Mechanistic study on the effect of benzenesulfonate position on the stability of sodium dodecylbenzene sulfonate-emulsified asphalt

Abstract

The stability of emulsified asphalt is crucial for engineering applications, where the influence of emulsifiers on stability cannot be overlooked. However, most studies have focused on macroscopic approaches, with few investigating the mechanisms by which emulsifier isomers affect stability at the microscopic level. This study employs molecular dynamics simulations to elucidate further the mechanism by which emulsifier isomers influence the stability of emulsified asphalt on a microscopic scale. Specifically, the research examines the effects of varying sodium dodecylbenzene sulfonate (SDBS) concentration and the position of the benzenesulfonate along the alkyl chain of the SDBS molecule. The focus is on the configurations 4-1ΦC12S, 4-3ΦC12S, and 4-5ΦC12S. The analysis includes diffusion coefficients, interfacial formation energies, relative concentration distributions, and radial distribution functions. The simulation results reveal that 15 % of the 4-1ΦC12S emulsifier exhibits excellent migration ability, reducing interfacial tension and forming a stable interfacial film, thereby enhancing the stability of emulsified asphalt. In contrast, the “double-chain” structure of the 4-3ΦC12S and 4-5ΦC12S configurations causes spatial hindrance, restricting their activity and resulting in weak binding to water molecules.
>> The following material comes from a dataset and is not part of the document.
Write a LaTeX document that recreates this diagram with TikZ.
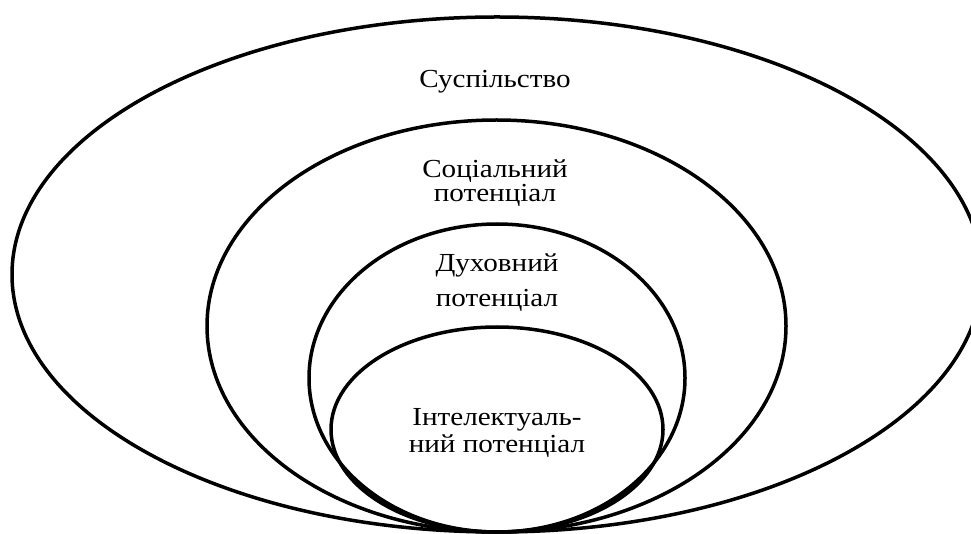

This weak adsorption at the oil–water interface leads to a less compact arrangement, thereby reducing the stability of the emulsified asphalt system. Overall, this microscopic study, utilizing molecular dynamics simulations, offers valuable insights for designing emulsifier molecular structures and enhancing the stability of emulsified asphalt. Moreover, the method can be applied to other emulsified asphalt systems, demonstrating significant potential for broader applications.